NEJM – Early vs. Late IUD Insertion

Published - Written by Lisa Rosenbaum

Here is a riddle: What do grocery shopping while hungry, discharge planning post-MI, and immediate insertion of an IUD following first trimester abortion all have in common?

Stumped? Perhaps I can explain.

In this week’s NEJM, the Post-Aspiration IUD Randomization (PAIR) study group report their trial results in the article titled, “Immediate Versus Delayed IUD Insertion after Uterine Aspiration.” This non-inferiority trial randomized 575 women undergoing uterine aspiration for induced or spontaneous abortion to either immediate or delayed (2 to 6 weeks later) IUD insertion.

Though it is known that immediate insertion of an IUD following abortion decreases the rate of repeat abortion, there has been lingering concern that immediate insertion may be associated with higher rates of IUD expulsion. To address this, the primary endpoint of the trial was the rate of IUD expulsion six months following insertion. At six months, the expulsion risk was 5% in the immediate insertion group, and 2.7% in the delayed-insertion group, which meet the non-inferiority standard. The rates of pelvic infection and uterine perforation did not differ significantly between the groups.

Given that the criteria for clinical safety were met, what else can we learn from this study? An important observation is simply the differences in the rates of IUD use between the two groups.  At six months, 92.3% of those in immediate insertion group were using an IUD versus only 76.6% in the delayed-insertion group.

So what do these results have to do with hungry grocery shopping and post-MI discharge planning?

The hot-cold empathy gap refers to the incongruity between decisions we make in a “hot,” state, (hungry, angry, or sexually-aroused), versus those we make while “cold.”[i] But the principle, which was described by the economist/psychologist Dr. George Lowenstein, extends beyond the obvious fact that our emotions impact our decisions. What most of us predictably overlook is that our interpretation of the world around us is indeed “state-dependent.” When we are sad, we often forget that there will again be joy. While hungry, it’s tough to imagine ever being full. In essence, we consistently fail to keep our own feelings in perspective. Therein lies the gap.

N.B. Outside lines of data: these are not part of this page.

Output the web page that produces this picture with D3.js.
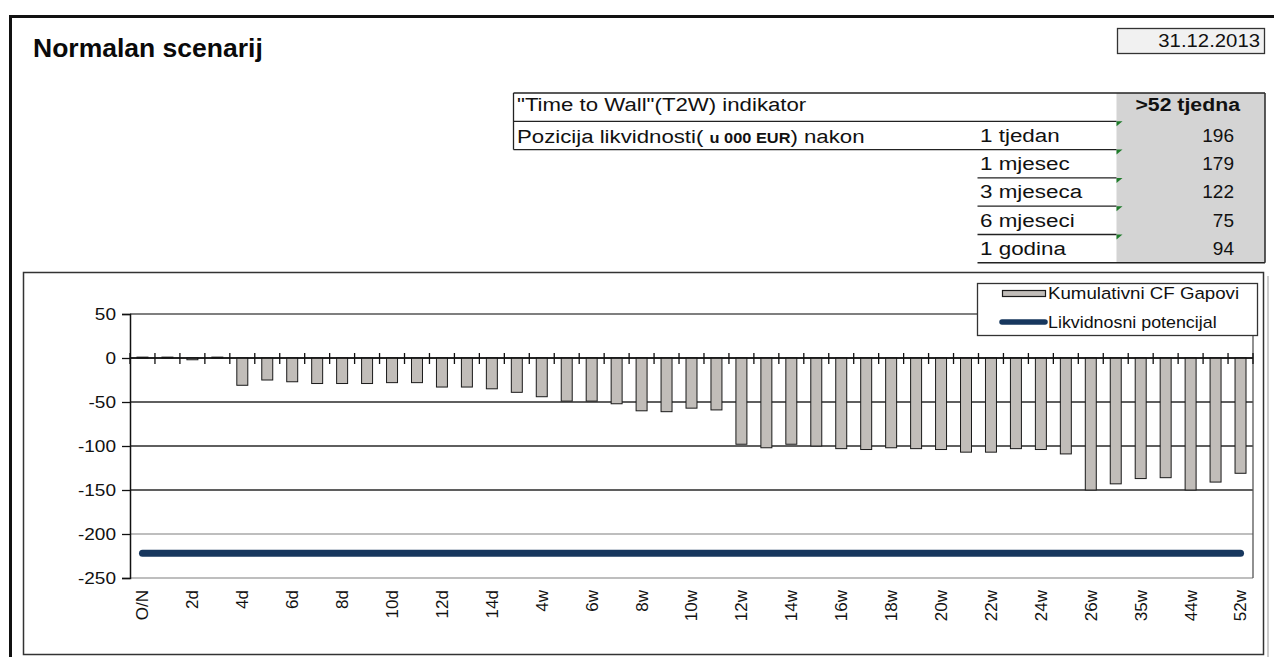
<!DOCTYPE html>
<html>
<head>
<meta charset="utf-8">
<script src="https://cdn.jsdelivr.net/npm/d3@7/dist/d3.min.js"></script>
<style>
  html, body { margin: 0; padding: 0; background: #fff; }
  svg { display: block; }
</style>
</head>
<body>
<script>
// ---- Data ----
const categories = [
  "O/N", "1d", "2d", "3d", "4d", "5d", "6d", "7d", "8d", "9d", "10d", "11d", "12d", "13d", "14d",
  "3w", "4w", "5w", "6w", "7w", "8w", "9w", "10w", "11w", "12w", "13w", "14w", "15w", "16w", "17w",
  "18w", "19w", "20w", "21w", "22w", "23w", "24w", "25w", "26w", "30w", "35w", "39w", "44w", "48w", "52w"
];
// Cumulative cash-flow gaps (000 EUR)
const gapValues = [
  1, 1, -2, 1, -31, -25, -27, -29, -29, -29, -28, -28, -33, -33, -35,
  -39, -44, -49, -49, -52, -60, -61, -57, -59, -98, -102, -98, -100, -103, -104,
  -102, -103, -104, -107, -107, -103, -104, -109, -150, -143, -137, -136, -150, -141, -131
];
// Liquidity potential
const potencijalValues = [
  -222, -222, -222, -222, -222, -222, -222, -222, -222, -222, -222, -222, -222, -222, -222,
  -222, -222, -222, -222, -222, -222, -222, -222, -222, -222, -222, -222, -222, -222, -222,
  -222, -222, -222, -222, -222, -222, -222, -222, -222, -222, -222, -222, -222, -222, -222
];
const yTicks = [50, 0, -50, -100, -150, -200, -250];

const horizons = ["1 tjedan", "1 mjesec", "3 mjeseca", "6 mjeseci", "1 godina"];
const horizonValues = [196, 179, 122, 75, 94];
const t2wValue = ">52 tjedna";
const reportDate = "31.12.2013";

const seriesNames = ["Kumulativni CF Gapovi", "Likvidnosni potencijal"];

// ---- Setup ----
const W = 1274, H = 657;
const FONT = "'Liberation Sans', Arial, Helvetica, sans-serif";
const svg = d3.select("body").append("svg").attr("width", W).attr("height", H)
  .style("font-family", FONT);

// text helper with a slight horizontal stretch
function label(g, x, y, s, o = {}) {
  const t = g.append("text")
    .attr("transform", `translate(${x},${y}) scale(${o.sx || 1},1)`)
    .attr("font-size", o.size || 19)
    .attr("font-weight", o.bold ? "bold" : "normal")
    .attr("text-anchor", o.anchor || "start")
    .attr("fill", o.fill || "#111")
    .text(s);
  return t;
}

// ---- Outer sheet frame ----
svg.append("path").attr("d", `M10.5,${H} V16.5 H${W}`)
  .attr("fill", "none").attr("stroke", "#111").attr("stroke-width", 3);

// Title
label(svg, 33, 57, "Normalan scenarij", { size: 26.5, bold: true, fill: "#0a0a0a" });

// Date box
svg.append("rect").attr("x", 1117.5).attr("y", 28.5).attr("width", 147).attr("height", 25)
  .attr("fill", "#f1f1f1").attr("stroke", "#333").attr("stroke-width", 1.3);
label(svg, 1260, 47, reportDate, { size: 18, sx: 1.13, anchor: "end" });

// ---- Indicator table ----
const tbl = svg.append("g");
const rowTop = i => 93 + i * 28.3;
const xLeft = 513.5, xLab = 977.5, xVal = 1116.5, xRight = 1265;

// grey value column
tbl.append("rect").attr("x", xVal).attr("y", rowTop(0)).attr("width", xRight - xVal)
  .attr("height", rowTop(6) - rowTop(0)).attr("fill", "#d4d4d4");

const ln = (x1, y1, x2, y2, w = 1.3, c = "#222") =>
  tbl.append("line").attr("x1", x1).attr("y1", y1).attr("x2", x2).attr("y2", y2)
    .attr("stroke", c).attr("stroke-width", w);

ln(xLeft, rowTop(0), xRight, rowTop(0), 1.5);
ln(xLeft, rowTop(1), xVal, rowTop(1));
ln(xLeft, rowTop(2), xVal, rowTop(2));
ln(xLeft, rowTop(0), xLeft, rowTop(2));
for (let i = 3; i <= 5; i++) ln(xLab, rowTop(i), xVal, rowTop(i));
ln(xLab, rowTop(6), xRight, rowTop(6), 1.6);
ln(xRight, rowTop(0), xRight, rowTop(6), 1.6, "#333");

label(tbl, 517, rowTop(1) - 10, '"Time to Wall"(T2W) indikator', { size: 19, sx: 1.17 });
label(tbl, 1240, rowTop(1) - 10, t2wValue, { size: 19, sx: 1.12, bold: true, anchor: "end" });

const poz = label(tbl, 517, rowTop(2) - 7, "Pozicija likvidnosti( ", { size: 19, sx: 1.17 });
poz.append("tspan").attr("font-size", 14).attr("font-weight", "bold").text("u 000 EUR");
poz.append("tspan").text(") nakon");

horizons.forEach((h, i) => {
  const base = rowTop(i + 2) - 8;
  label(tbl, 980, base, h, { size: 19, sx: 1.18 });
  label(tbl, 1234, base, String(horizonValues[i]), { size: 19, sx: 1.0, anchor: "end" });
  tbl.append("path")
    .attr("d", `M${xVal},${rowTop(i + 1)} h6 L${xVal},${rowTop(i + 1) + 5} Z`)
    .attr("fill", "#1e7b2a");
});

// ---- Chart box ----
svg.append("rect").attr("x", 23.5).attr("y", 272.5).attr("width", 1240).attr("height", 382)
  .attr("fill", "none").attr("stroke", "#333").attr("stroke-width", 1.5);
svg.append("line").attr("x1", 1268).attr("x2", 1268).attr("y1", 276).attr("y2", H)
  .attr("stroke", "#bbb").attr("stroke-width", 1.5);

// ---- Scales ----
const plotL = 130, plotR = 1253, plotT = 314, plotB = 578;
const x = d3.scaleBand().domain(categories).range([plotL, plotR])
  .paddingInner(0.56).paddingOuter(0.28);
const xCat = d3.scaleBand().domain(categories).range([plotL, plotR]);
const y = d3.scaleLinear().domain([-250, 50]).range([plotB, plotT]);
const cx = c => x(c) + x.bandwidth() / 2;

const plot = svg.append("g");

// gridlines
plot.selectAll("line.grid").data(yTicks).join("line")
  .attr("class", "grid")
  .attr("x1", plotL).attr("x2", plotR)
  .attr("y1", d => y(d)).attr("y2", d => y(d))
  .attr("stroke", d => d < -175 ? "#a9a9a9" : (d === 50 ? "#555" : "#2a2a2a"))
  .attr("stroke-width", 1.3);
// right border of plot area
plot.append("line").attr("x1", plotR).attr("x2", plotR).attr("y1", plotT).attr("y2", plotB)
  .attr("stroke", "#555").attr("stroke-width", 1.3);

// y axis
const yAxis = plot.append("g").attr("transform", `translate(${plotL},0)`)
  .call(d3.axisLeft(y).tickValues(yTicks).tickSize(8).tickFormat(d => String(d)));
yAxis.select(".domain").attr("stroke", "#111").attr("stroke-width", 1.5);
yAxis.selectAll(".tick line").attr("stroke", "#111").attr("stroke-width", 1.3);
yAxis.selectAll(".tick text")
  .attr("x", null)
  .attr("transform", "translate(-14,0) scale(1.12,1)")
  .attr("font-size", 17).attr("font-family", FONT).attr("fill", "#111");

// bars
plot.selectAll("rect.bar").data(categories).join("rect")
  .attr("class", "bar")
  .attr("x", c => x(c))
  .attr("width", x.bandwidth())
  .attr("y", (c, i) => Math.min(y(gapValues[i]), y(0)))
  .attr("height", (c, i) => Math.abs(y(gapValues[i]) - y(0)))
  .attr("fill", "#c1bdb9").attr("stroke", "#1a1a1a").attr("stroke-width", 1);

// category axis at zero with crossing tick marks
plot.append("line").attr("x1", plotL).attr("x2", plotR).attr("y1", y(0)).attr("y2", y(0))
  .attr("stroke", "#111").attr("stroke-width", 1.5);
const bounds = categories.map(c => xCat(c)).concat([plotR]);
plot.selectAll("line.xtick").data(bounds).join("line")
  .attr("class", "xtick")
  .attr("x1", d => d).attr("x2", d => d)
  .attr("y1", y(0) - 5).attr("y2", y(0) + 6)
  .attr("stroke", "#111").attr("stroke-width", 1.3);

// category labels (every second one)
plot.selectAll("text.xlab").data(categories.filter((c, i) => i % 2 === 0)).join("text")
  .attr("class", "xlab")
  .attr("transform", c => `translate(${cx(c)},590) rotate(-90)`)
  .attr("dy", "0.35em")
  .attr("text-anchor", "end")
  .attr("font-size", 17)
  .attr("fill", "#111")
  .text(c => c);

// liquidity potential line
const line = d3.line().x((d, i) => cx(categories[i])).y(d => y(d));
plot.append("path").datum(potencijalValues)
  .attr("d", line)
  .attr("fill", "none").attr("stroke", "#17375e").attr("stroke-width", 7)
  .attr("stroke-linecap", "round");

// ---- Legend ----
const lg = svg.append("g");
lg.append("rect").attr("x", 977.5).attr("y", 283.5).attr("width", 280).attr("height", 52)
  .attr("fill", "#fff").attr("stroke", "#333").attr("stroke-width", 1.3);
lg.append("rect").attr("x", 1002.5).attr("y", 290.5).attr("width", 43).attr("height", 6)
  .attr("fill", "#c1bdb9").attr("stroke", "#1a1a1a").attr("stroke-width", 1.2);
label(lg, 1048, 299, seriesNames[0], { size: 17, sx: 1.1 });
lg.append("line").attr("x1", 1002).attr("x2", 1045).attr("y1", 322).attr("y2", 322)
  .attr("stroke", "#17375e").attr("stroke-width", 5.5).attr("stroke-linecap", "round");
label(lg, 1048, 328, seriesNames[1], { size: 17, sx: 1.05 });
</script>
</body>
</html>
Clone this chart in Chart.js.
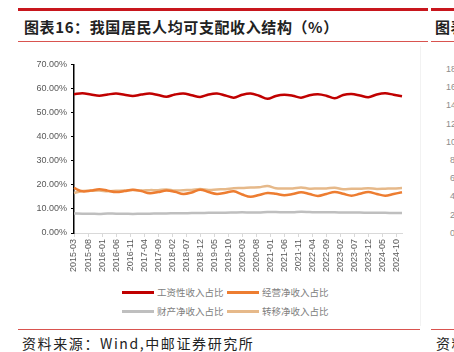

While avoiding the grocery store when you’re hungry is one oft-used trick to keep the hot-cold empathy gap at bay, health delivery offers ample opportunities to use  this cognitive quirk to promote better health.  There is no hotter moment than an acute MI. Patients are terrified, and in the immediate aftermath, they will tell you that they have decided to change their lives.  This is precisely why widespread quality measures now take advantage of this “teaching moment” to initiate medications like statins right then, rather than later in the outpatient setting. If you start a statin prior to discharge your patients are more likely to actually keep taking it.   And they are more likely to be alive one year later.  The change began while they were hot.

All the women entered the PAIR study because they wanted IUDs when they presented for abortion. So what happened to the women in the delayed-group who went home with scheduled follow up appointments for their IUDs? Hot versus cold, again.

Of the 6.4 million pregnancies that occur in just the US each year, 49% are unintended.[ii] Mathematical modeling suggests that more than 70,000 unintended pregnancies could be avoided each year if we switched from delayed to immediate IUD insertion. World-wide adaptation could prevent hundreds of thousands more.  Thanks to this study, we now know this strategy is safe. The beauty of good science is that it fires you up just enough to take advantage of cold, hard facts.

[i] Lowenstein, G. “Hot-Cold Empathy Gap and Medical Decision Making.” Health Psychology 2005. Vol 24. No 4(Suppl).S49-256

[ii] Finer LB, Henshaw, SK. Disparities in Rates of Unintended Pregnancy in the United States, 1994 and 2001 Perspectives on Sexual Reproductive Health, 2006:38:90–96.